Around eight people, mostly men, remained Tuesday morning at the Ravenna Woods camp near the University Village shopping center. They began packing up their belongings as the day moved on. One resident accepted an offer for emergency shelter from outreach workers before Tuesday’s cleanup, none did so on Tuesday. Others left in frustration as workers began breaking down tents over objections from protesters.

Tucked into a densely wooded patch of land above the Burke-Gilman Trail in Ravenna Woods, the camp was closed by the city in February, but re-formed when campers returned to the site.

Will Lemke, spokesman for the Navigation Team, said residents were given 72 hours’ notice of the cleanup. He said there had been multiple complaints about the camp, on a bluff above the University Village shopping center, adding that the camp returned to the team’s priority list in April after police arrested one resident on charges of being a felon in illegal possession of firearm ammunition.

The fact that homeless campers continue to rebuild the camp is evidence that the city’s policies for the so-called “sweep” of unsanctioned tent camps should be scrapped and rebuilt from the ground up, said Dae Shik Kim Hawkins, one of the protest’s organizers.

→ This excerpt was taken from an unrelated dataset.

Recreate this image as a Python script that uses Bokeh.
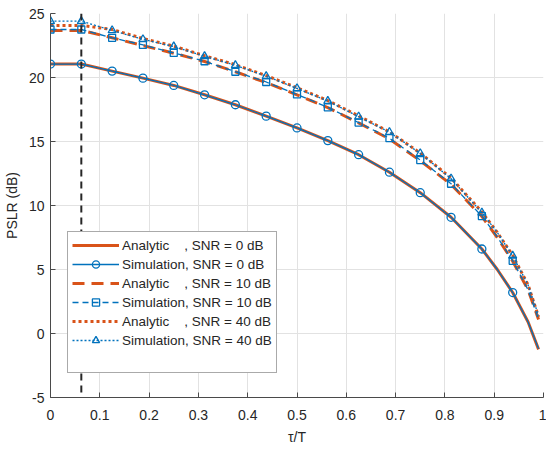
from bokeh.plotting import figure
from bokeh.models import FixedTicker, Legend, LegendItem, Span, Range1d
from bokeh.embed import file_html
from bokeh.resources import INLINE

# ---------------- data ----------------
tau = [0.0, 0.0625, 0.125, 0.1875, 0.25, 0.3125, 0.375, 0.4375, 0.5, 0.5625,
       0.625, 0.6875, 0.75, 0.8125, 0.875, 0.90625, 0.9375, 0.96875, 0.99]
tau_markers = [0.0, 0.0625, 0.125, 0.1875, 0.25, 0.3125, 0.375, 0.4375, 0.5,
               0.5625, 0.625, 0.6875, 0.75, 0.8125, 0.875, 0.9375]

ana_0 = [21.05, 21.05, 20.5, 19.95, 19.38, 18.65, 17.87, 16.98, 16.06, 15.07,
         13.97, 12.6, 11.0, 9.08, 6.6, 5.0, 3.2, 0.9, -1.24]
sim_0 = [21.05, 21.05, 20.5, 19.95, 19.38, 18.65, 17.87, 16.98, 16.06, 15.07,
         13.97, 12.6, 11.0, 9.08, 6.6, 5.0, 3.2, 0.9, -1.2]
ana_10 = [23.68, 23.68, 23.1, 22.5, 21.9, 21.25, 20.45, 19.6, 18.65, 17.65,
          16.45, 15.2, 13.5, 11.65, 9.15, 7.5, 5.65, 3.4, 1.1]
sim_10 = [23.75, 23.75, 23.1, 22.55, 21.92, 21.27, 20.45, 19.65, 18.68, 17.67,
          16.48, 15.26, 13.55, 11.7, 9.17, 7.55, 5.68, 3.4, 1.1]
ana_40 = [24.07, 24.07, 23.75, 23.05, 22.45, 21.7, 21.0, 20.15, 19.2, 18.2,
          17.0, 15.75, 14.1, 12.15, 9.5, 7.9, 6.1, 3.8, 1.3]
sim_40 = [24.4, 24.4, 23.68, 22.98, 22.42, 21.66, 20.96, 20.1, 19.15, 18.16,
          16.94, 15.73, 14.07, 12.1, 9.44, 7.9, 6.07, 3.8, 1.4]

tau_cut = 0.0625

x_ticks = [0, 0.1, 0.2, 0.3, 0.4, 0.5, 0.6, 0.7, 0.8, 0.9, 1]
x_tick_labels = ["0", "0.1", "0.2", "0.3", "0.4", "0.5", "0.6", "0.7", "0.8", "0.9", "1"]
y_ticks = [-5, 0, 5, 10, 15, 20, 25]
y_tick_labels = ["-5", "0", "5", "10", "15", "20", "25"]

labels = ["Analytic\u00a0\u00a0\u00a0\u00a0, SNR = 0 dB", "Simulation, SNR = 0 dB",
          "Analytic\u00a0\u00a0\u00a0\u00a0, SNR = 10 dB", "Simulation, SNR = 10 dB",
          "Analytic\u00a0\u00a0\u00a0\u00a0, SNR = 40 dB", "Simulation, SNR = 40 dB"]

ORANGE = "#D95319"
BLUE = "#0072BD"
FONT = "Liberation Sans"

# ---------------- figure ----------------
p = figure(width=546, height=447, output_backend="svg", toolbar_location=None,
           x_range=Range1d(0, 1), y_range=Range1d(-5, 25),
           min_border_left=50, min_border_right=3, min_border_top=13,
           min_border_bottom=48)
p.outline_line_color = None
p.background_fill_color = "white"

def marker_vals(vals):
    return [v for t, v in zip(tau, vals) if t in tau_markers]

r_a0 = p.line(tau, ana_0, line_color=ORANGE, line_width=3)
r_a10 = p.line(tau, ana_10, line_color=ORANGE, line_width=3, line_dash="12 7")
r_a40 = p.line(tau, ana_40, line_color=ORANGE, line_width=3, line_dash="3 3")

r_s0 = p.line(tau, sim_0, line_color=BLUE, line_width=1.3)
m_s0 = p.scatter(tau_markers, marker_vals(sim_0), marker="circle", size=8,
                 fill_color=None, line_color=BLUE, line_width=1.3)
r_s10 = p.line(tau, sim_10, line_color=BLUE, line_width=1.3, line_dash="6 4")
m_s10 = p.scatter(tau_markers, marker_vals(sim_10), marker="square", size=7,
                  fill_color=None, line_color=BLUE, line_width=1.3)
r_s40 = p.line(tau, sim_40, line_color=BLUE, line_width=1.3, line_dash="2 2")
m_s40 = p.scatter(tau_markers, marker_vals(sim_40), marker="triangle", size=8,
                  fill_color=None, line_color=BLUE, line_width=1.3)

vline = Span(location=tau_cut, dimension="height", line_color="#262626",
             line_width=2, line_dash="7 5")
p.add_layout(vline)

dummy = p.line([0], [0], line_alpha=0)

# ---------------- axes / grid ----------------
p.xaxis.ticker = FixedTicker(ticks=x_ticks)
p.yaxis.ticker = FixedTicker(ticks=y_ticks)
p.xaxis.major_label_overrides = {t: l for t, l in zip(x_ticks, x_tick_labels)}
p.yaxis.major_label_overrides = {t: l for t, l in zip(y_ticks, y_tick_labels)}
for ax in (p.xaxis, p.yaxis):
    ax.major_tick_in = 5
    ax.major_tick_out = 0
    ax.minor_tick_in = 0
    ax.minor_tick_out = 0
    ax.axis_line_color = "#4a4a4a"
    ax.major_tick_line_color = "#4a4a4a"
    ax.major_label_text_font = FONT
    ax.major_label_text_font_size = "14px"
    ax.major_label_text_color = "#262626"
    ax.axis_label_text_font = FONT
    ax.axis_label_text_font_size = "14px"
    ax.axis_label_text_font_style = "normal"
    ax.axis_label_text_color = "#262626"
p.xaxis.major_label_standoff = 12
p.yaxis.major_label_standoff = 6
p.yaxis.axis_label = "PSLR (dB)"
p.yaxis.axis_label_standoff = 6
p.xaxis.axis_label = "\u03c4/T"
p.xaxis.axis_label_standoff = 6

p.grid.grid_line_color = "#e2e2e2"
p.grid.grid_line_width = 1

# ---------------- legend ----------------
items = [
    LegendItem(label=labels[0], renderers=[r_a0]),
    LegendItem(label=labels[1], renderers=[r_s0, m_s0]),
    LegendItem(label=labels[2], renderers=[r_a10]),
    LegendItem(label=labels[3], renderers=[r_s10, m_s10]),
    LegendItem(label=labels[4], renderers=[r_a40]),
    LegendItem(label=labels[5], renderers=[r_s40, m_s40]),
    LegendItem(label="\u00a0", renderers=[dummy]),
]
legend = Legend(items=items, location=(17, 24), orientation="vertical",
                label_text_font=FONT, label_text_font_size="13.5px",
                label_text_color="#262626",
                glyph_width=47, glyph_height=18, label_height=18, spacing=1,
                padding=4, margin=0, label_standoff=3,
                border_line_color="#555555", border_line_width=1,
                background_fill_color="white", background_fill_alpha=1)
p.add_layout(legend)

open("out.html", "w").write(file_html(p, INLINE))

“The city is spending thousands of dollars to disrupt the lives of people who don’t trust them to follow their own policies and who are simply going to come back a few days from now,” Hawkins said. “We could be spending that money on policies that are effective.”

Lemke acknowledged the frustration. “But with limited resources, the best that we can do is help people find stable housing,” he said.

Resident Tidus Nadella, 29, said he’d lived at the camp with friends for about three months, since the last time the camp was cleaned up. He called the camp a “tribalistic village” and said living there was his attempt to embrace a nomadic lifestyle.

Ethan Kent, 26, settled at the camp three months ago. After several years of living on the streets, he said he’d consider moving into a tiny home encampment or other shelter. “It’s a compulsion that kept me here,” he said. “But it may be time to let go of some of the things I’ve accumulated, and that’s more than just physical baggage.”

Delayed by the protest, work crews left the site Tuesday afternoon. Cleanup of debris and trash will continue at a later date, Lemke said.